Regarding Social Security, I can imagine us being on the same side of the argument: yes, Social Security was put in place to be a part of one's retirement, and yes it was not intended to be the sole source of retirement income, but don't you find it hypocritical that the ordinary citizens must pay into it, but Congress and the politicians do not? Don't you find it maddening that they borrow from it, and control it, and constantly do things to it that threaten its solvency? Don't you find it irritating that they can serve just one term, and they receive a pension for life? Can't you imagine how much of a relief it would be to have the health insurance policy that Congress has? It kind of makes me want that job, just for one term. Don't you think we should be talking about that? Politicians love to turn us against ourselves. They are masters of deflection. Maybe if they can get us arguing among ourselves about takers wanting handouts and redistribution of wealth, we'll get sidetracked from the issue of how they constantly mismanage Social Security, and how they have voted themselves comfy privileges and securities that most of us ordinary folk will never know.

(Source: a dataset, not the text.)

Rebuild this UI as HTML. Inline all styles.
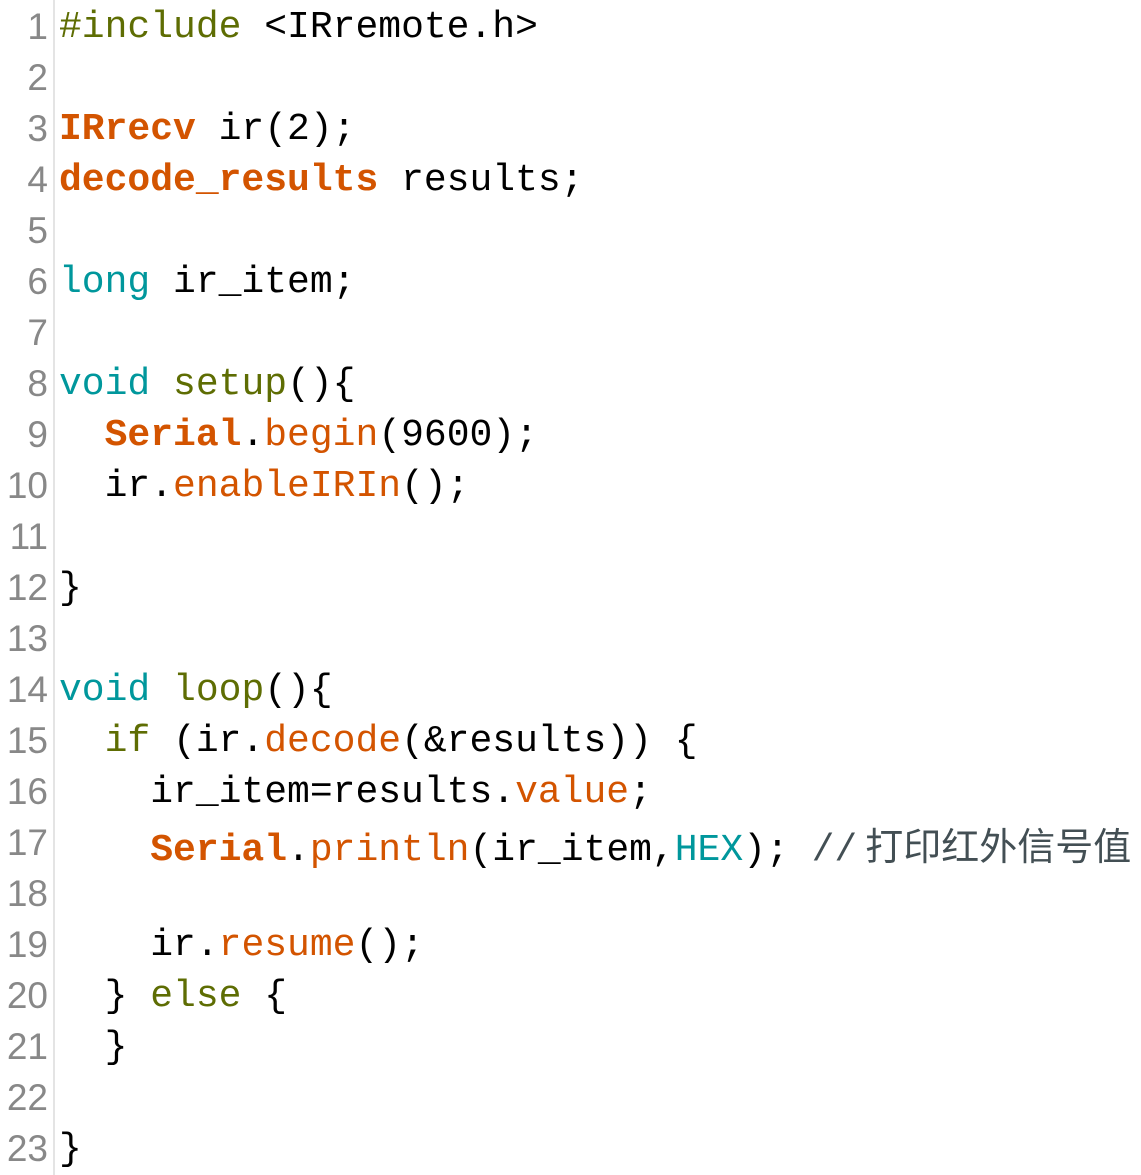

So you've managed to navigate life. You're working, you're saving, you don't spend on what you consider to be unnecessary. Perhaps you were able to go to college and therefore get a better job – did you pay for your education all on your own? Did you have some help? Parents or scholarship? Perhaps you're healthy, strong, you've not had debilitating illness or accident, you've got a supportive family and network, you've never had a bad person pass through your life. One thing I know for sure, life is a marathon and all that, and you don't get through it alone, so your cold-hearted arrogance and hatred, and your lack of empathy will not go unanswered. How much of your life is due to your stunning life skills, and how much to just plain serendipity? Because it for sure is not because of your superior brain or big heart.